**THE REQUEST**
Retype only what runs from the beginning of the data through the line with "bars, scanned-figure look"; please omit the pictures and keep every line exact.

━━━━━ SUPPLIED DATA

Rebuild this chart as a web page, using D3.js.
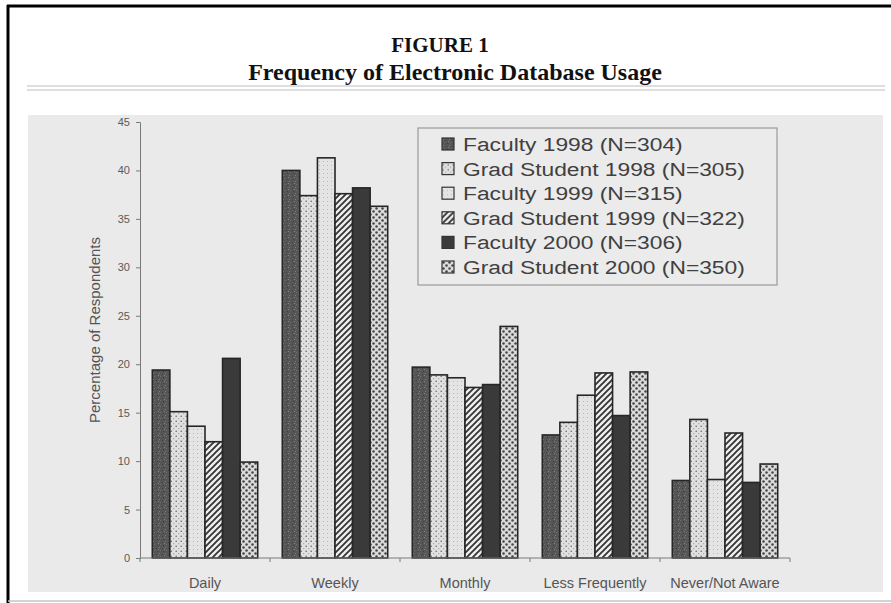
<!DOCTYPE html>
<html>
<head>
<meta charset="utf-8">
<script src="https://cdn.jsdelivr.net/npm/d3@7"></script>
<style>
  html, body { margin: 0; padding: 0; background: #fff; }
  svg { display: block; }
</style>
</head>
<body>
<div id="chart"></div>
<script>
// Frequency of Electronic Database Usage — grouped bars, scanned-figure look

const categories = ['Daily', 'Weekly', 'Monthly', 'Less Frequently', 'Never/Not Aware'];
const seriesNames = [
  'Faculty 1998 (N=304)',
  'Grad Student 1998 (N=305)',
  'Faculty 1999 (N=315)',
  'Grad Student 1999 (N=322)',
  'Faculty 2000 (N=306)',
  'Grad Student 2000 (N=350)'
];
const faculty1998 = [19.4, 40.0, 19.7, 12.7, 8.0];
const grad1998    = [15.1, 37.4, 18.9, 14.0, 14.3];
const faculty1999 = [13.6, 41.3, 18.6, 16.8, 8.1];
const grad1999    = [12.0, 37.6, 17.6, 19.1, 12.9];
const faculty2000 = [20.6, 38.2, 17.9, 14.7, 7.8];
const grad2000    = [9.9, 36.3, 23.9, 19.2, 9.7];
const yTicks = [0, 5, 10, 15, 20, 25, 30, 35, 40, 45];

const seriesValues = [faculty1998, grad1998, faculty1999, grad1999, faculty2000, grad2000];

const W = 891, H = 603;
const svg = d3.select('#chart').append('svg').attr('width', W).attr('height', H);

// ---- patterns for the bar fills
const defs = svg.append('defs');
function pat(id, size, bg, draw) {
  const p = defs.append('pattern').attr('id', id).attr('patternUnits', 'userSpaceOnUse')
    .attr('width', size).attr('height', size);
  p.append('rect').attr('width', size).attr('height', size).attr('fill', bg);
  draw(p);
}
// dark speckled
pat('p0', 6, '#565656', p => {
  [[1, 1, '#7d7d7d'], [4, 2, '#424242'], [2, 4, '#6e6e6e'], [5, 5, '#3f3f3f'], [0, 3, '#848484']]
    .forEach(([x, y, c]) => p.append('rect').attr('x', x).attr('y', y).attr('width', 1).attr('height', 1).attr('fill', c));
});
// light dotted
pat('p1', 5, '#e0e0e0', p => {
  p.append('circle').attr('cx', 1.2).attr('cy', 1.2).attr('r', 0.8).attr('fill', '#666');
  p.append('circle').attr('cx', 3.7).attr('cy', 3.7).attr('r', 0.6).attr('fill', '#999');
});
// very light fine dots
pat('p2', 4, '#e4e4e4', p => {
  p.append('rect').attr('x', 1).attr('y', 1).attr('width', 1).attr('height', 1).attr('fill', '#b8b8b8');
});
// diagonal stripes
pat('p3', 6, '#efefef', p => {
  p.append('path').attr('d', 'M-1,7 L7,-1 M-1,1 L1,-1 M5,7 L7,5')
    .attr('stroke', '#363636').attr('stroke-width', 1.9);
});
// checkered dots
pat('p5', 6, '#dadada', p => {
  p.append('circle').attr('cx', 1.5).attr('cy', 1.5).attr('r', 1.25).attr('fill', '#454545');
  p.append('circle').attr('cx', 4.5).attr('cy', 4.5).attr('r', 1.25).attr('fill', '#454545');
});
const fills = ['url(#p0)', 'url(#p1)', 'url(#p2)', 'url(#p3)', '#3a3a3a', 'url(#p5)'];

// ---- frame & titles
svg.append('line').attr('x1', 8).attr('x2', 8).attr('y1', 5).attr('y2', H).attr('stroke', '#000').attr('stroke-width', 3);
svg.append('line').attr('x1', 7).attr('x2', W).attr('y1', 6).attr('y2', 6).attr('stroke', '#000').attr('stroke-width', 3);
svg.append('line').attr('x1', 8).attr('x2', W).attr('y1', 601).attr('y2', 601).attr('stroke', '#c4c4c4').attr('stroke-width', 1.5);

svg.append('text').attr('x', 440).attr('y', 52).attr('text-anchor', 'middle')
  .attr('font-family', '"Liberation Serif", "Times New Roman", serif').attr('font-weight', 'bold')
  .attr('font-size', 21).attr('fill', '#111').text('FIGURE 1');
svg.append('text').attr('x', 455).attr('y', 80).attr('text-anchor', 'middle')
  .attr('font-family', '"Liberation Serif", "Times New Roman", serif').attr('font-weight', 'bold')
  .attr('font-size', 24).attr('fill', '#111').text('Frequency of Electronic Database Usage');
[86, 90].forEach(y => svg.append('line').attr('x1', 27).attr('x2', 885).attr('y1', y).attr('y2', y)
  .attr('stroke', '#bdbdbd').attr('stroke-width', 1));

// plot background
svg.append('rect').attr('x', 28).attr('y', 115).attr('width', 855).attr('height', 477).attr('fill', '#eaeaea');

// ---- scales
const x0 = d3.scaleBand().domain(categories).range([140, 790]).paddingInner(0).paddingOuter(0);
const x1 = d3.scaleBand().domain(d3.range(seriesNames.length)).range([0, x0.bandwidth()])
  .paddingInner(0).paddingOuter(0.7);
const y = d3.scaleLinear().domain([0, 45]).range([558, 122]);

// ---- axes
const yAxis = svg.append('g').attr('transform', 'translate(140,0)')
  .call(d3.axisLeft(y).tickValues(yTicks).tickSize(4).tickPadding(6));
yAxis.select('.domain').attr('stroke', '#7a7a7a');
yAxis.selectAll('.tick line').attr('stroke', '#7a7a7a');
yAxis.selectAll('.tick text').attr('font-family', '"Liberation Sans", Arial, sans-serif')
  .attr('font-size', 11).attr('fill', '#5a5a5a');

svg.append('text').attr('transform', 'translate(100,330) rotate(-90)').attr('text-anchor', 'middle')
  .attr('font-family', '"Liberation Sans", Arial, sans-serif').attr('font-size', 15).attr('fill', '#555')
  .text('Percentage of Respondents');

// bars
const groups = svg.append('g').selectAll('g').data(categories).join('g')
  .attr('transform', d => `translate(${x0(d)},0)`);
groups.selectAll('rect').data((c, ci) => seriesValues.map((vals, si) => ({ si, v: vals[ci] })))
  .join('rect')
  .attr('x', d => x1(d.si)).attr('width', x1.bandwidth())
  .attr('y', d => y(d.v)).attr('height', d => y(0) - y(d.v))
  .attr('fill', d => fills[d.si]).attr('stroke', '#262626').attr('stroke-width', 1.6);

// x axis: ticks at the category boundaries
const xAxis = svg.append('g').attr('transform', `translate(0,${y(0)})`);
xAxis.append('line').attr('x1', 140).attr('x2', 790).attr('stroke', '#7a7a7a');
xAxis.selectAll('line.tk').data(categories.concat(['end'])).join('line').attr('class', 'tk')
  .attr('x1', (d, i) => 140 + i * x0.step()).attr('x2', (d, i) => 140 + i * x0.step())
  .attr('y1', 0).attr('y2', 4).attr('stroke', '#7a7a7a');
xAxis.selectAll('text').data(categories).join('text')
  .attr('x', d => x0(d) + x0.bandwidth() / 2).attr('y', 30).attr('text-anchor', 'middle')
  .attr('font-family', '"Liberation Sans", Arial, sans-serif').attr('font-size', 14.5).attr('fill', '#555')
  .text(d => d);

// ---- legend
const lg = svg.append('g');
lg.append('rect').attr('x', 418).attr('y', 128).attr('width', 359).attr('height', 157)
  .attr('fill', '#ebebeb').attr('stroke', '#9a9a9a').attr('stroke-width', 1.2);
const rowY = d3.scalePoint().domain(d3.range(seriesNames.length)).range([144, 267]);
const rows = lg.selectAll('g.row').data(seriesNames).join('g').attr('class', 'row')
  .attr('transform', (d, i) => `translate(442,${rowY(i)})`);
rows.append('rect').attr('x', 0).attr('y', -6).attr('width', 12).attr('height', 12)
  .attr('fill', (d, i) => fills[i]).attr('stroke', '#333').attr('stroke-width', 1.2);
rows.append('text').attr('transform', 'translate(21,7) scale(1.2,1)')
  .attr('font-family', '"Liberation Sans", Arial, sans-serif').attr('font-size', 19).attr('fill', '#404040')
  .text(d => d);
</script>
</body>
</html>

━━━━━━━━━━

**RESPONSE**
Rebuild this chart as a web page, using D3.js.
<!DOCTYPE html>
<html>
<head>
<meta charset="utf-8">
<script src="https://cdn.jsdelivr.net/npm/d3@7"></script>
<style>
  html, body { margin: 0; padding: 0; background: #fff; }
  svg { display: block; }
</style>
</head>
<body>
<div id="chart"></div>
<script>
// Frequency of Electronic Database Usage — grouped bars, scanned-figure look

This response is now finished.